● **Stated exercise**
Below is a listing; write it out exactly and drop any images from it.

** START **

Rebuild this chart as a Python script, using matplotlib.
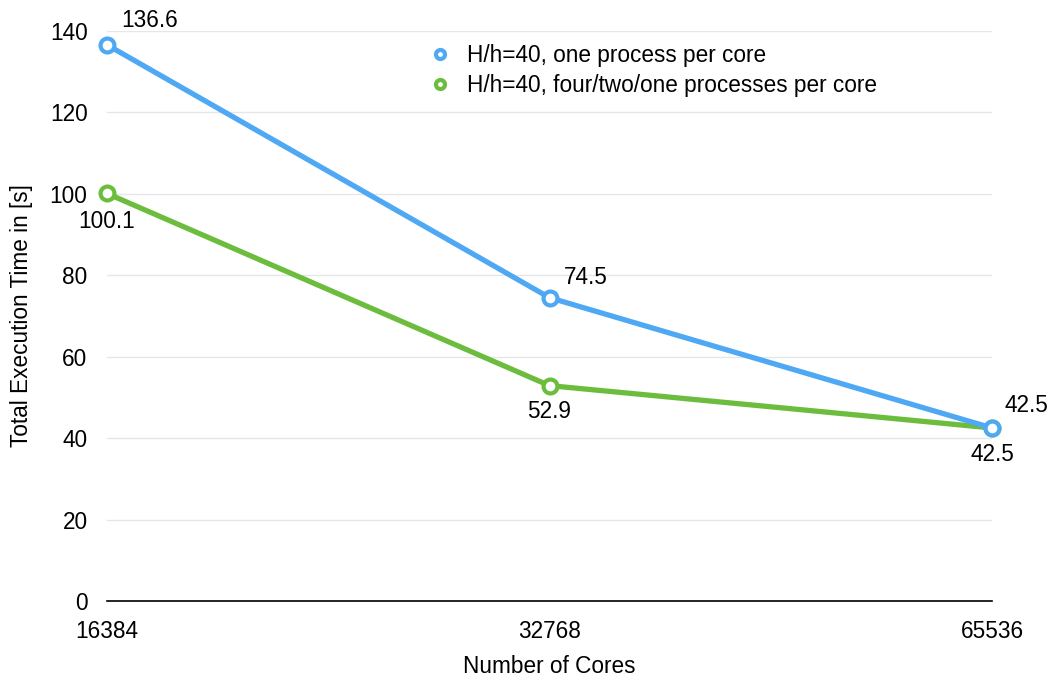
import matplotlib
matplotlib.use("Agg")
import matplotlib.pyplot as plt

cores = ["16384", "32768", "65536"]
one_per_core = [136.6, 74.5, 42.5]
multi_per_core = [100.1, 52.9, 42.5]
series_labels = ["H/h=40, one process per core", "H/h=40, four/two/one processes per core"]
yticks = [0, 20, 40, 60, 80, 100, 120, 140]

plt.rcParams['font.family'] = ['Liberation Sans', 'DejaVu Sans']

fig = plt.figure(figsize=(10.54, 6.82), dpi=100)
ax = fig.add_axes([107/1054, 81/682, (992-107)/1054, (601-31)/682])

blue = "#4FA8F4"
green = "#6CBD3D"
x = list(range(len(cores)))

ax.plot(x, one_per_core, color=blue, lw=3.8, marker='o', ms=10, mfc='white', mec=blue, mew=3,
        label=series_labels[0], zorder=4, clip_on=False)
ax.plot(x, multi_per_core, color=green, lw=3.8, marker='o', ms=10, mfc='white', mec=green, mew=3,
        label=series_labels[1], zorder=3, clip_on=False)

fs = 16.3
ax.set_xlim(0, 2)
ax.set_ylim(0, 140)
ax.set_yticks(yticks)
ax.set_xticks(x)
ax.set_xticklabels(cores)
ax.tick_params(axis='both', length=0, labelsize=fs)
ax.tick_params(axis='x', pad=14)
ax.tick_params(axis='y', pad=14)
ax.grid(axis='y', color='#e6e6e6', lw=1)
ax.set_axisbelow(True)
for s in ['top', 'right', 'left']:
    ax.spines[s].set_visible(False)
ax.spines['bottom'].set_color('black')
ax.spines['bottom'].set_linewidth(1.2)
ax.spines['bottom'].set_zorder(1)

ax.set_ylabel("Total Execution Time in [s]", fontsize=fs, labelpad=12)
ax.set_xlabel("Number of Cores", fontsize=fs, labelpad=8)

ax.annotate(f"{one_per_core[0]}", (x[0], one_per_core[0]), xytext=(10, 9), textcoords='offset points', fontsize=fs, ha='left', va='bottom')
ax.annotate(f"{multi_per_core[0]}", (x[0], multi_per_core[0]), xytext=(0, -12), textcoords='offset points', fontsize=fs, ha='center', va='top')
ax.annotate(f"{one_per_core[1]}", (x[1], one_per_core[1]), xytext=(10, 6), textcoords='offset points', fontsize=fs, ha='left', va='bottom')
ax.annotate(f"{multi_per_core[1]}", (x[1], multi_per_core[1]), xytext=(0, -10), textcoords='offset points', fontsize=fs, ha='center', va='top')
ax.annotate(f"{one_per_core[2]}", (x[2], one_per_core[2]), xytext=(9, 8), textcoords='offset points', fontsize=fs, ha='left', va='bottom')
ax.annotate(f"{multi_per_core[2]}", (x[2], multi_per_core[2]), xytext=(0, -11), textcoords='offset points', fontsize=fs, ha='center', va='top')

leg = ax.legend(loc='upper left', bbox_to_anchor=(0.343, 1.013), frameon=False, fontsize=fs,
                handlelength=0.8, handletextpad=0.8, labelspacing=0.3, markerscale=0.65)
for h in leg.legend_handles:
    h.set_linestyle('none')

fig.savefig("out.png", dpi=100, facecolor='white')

** END **

● **Written response**
Rebuild this chart as a Python script, using matplotlib.
import matplotlib
matplotlib.use("Agg")
import matplotlib.pyplot as plt

cores = ["16384", "32768", "65536"]
one_per_core = [136.6, 74.5, 42.5]
multi_per_core = [100.1, 52.9, 42.5]
series_labels = ["H/h=40, one process per core", "H/h=40, four/two/one processes per core"]
yticks = [0, 20, 40, 60, 80, 100, 120, 140]

plt.rcParams['font.family'] = ['Liberation Sans', 'DejaVu Sans']

fig = plt.figure(figsize=(10.54, 6.82), dpi=100)
ax = fig.add_axes([107/1054, 81/682, (992-107)/1054, (601-31)/682])

blue = "#4FA8F4"
green = "#6CBD3D"
x = list(range(len(cores)))

ax.plot(x, one_per_core, color=blue, lw=3.8, marker='o', ms=10, mfc='white', mec=blue, mew=3,
        label=series_labels[0], zorder=4, clip_on=False)
ax.plot(x, multi_per_core, color=green, lw=3.8, marker='o', ms=10, mfc='white', mec=green, mew=3,
        label=series_labels[1], zorder=3, clip_on=False)

fs = 16.3
ax.set_xlim(0, 2)
ax.set_ylim(0, 140)
ax.set_yticks(yticks)
ax.set_xticks(x)
ax.set_xticklabels(cores)
ax.tick_params(axis='both', length=0, labelsize=fs)
ax.tick_params(axis='x', pad=14)
ax.tick_params(axis='y', pad=14)
ax.grid(axis='y', color='#e6e6e6', lw=1)
ax.set_axisbelow(True)
for s in ['top', 'right', 'left']:
    ax.spines[s].set_visible(False)
ax.spines['bottom'].set_color('black')
ax.spines['bottom'].set_linewidth(1.2)
ax.spines['bottom'].set_zorder(1)

ax.set_ylabel("Total Execution Time in [s]", fontsize=fs, labelpad=12)
ax.set_xlabel("Number of Cores", fontsize=fs, labelpad=8)

ax.annotate(f"{one_per_core[0]}", (x[0], one_per_core[0]), xytext=(10, 9), textcoords='offset points', fontsize=fs, ha='left', va='bottom')
ax.annotate(f"{multi_per_core[0]}", (x[0], multi_per_core[0]), xytext=(0, -12), textcoords='offset points', fontsize=fs, ha='center', va='top')
ax.annotate(f"{one_per_core[1]}", (x[1], one_per_core[1]), xytext=(10, 6), textcoords='offset points', fontsize=fs, ha='left', va='bottom')
ax.annotate(f"{multi_per_core[1]}", (x[1], multi_per_core[1]), xytext=(0, -10), textcoords='offset points', fontsize=fs, ha='center', va='top')
ax.annotate(f"{one_per_core[2]}", (x[2], one_per_core[2]), xytext=(9, 8), textcoords='offset points', fontsize=fs, ha='left', va='bottom')
ax.annotate(f"{multi_per_core[2]}", (x[2], multi_per_core[2]), xytext=(0, -11), textcoords='offset points', fontsize=fs, ha='center', va='top')

leg = ax.legend(loc='upper left', bbox_to_anchor=(0.343, 1.013), frameon=False, fontsize=fs,
                handlelength=0.8, handletextpad=0.8, labelspacing=0.3, markerscale=0.65)
for h in leg.legend_handles:
    h.set_linestyle('none')

fig.savefig("out.png", dpi=100, facecolor='white')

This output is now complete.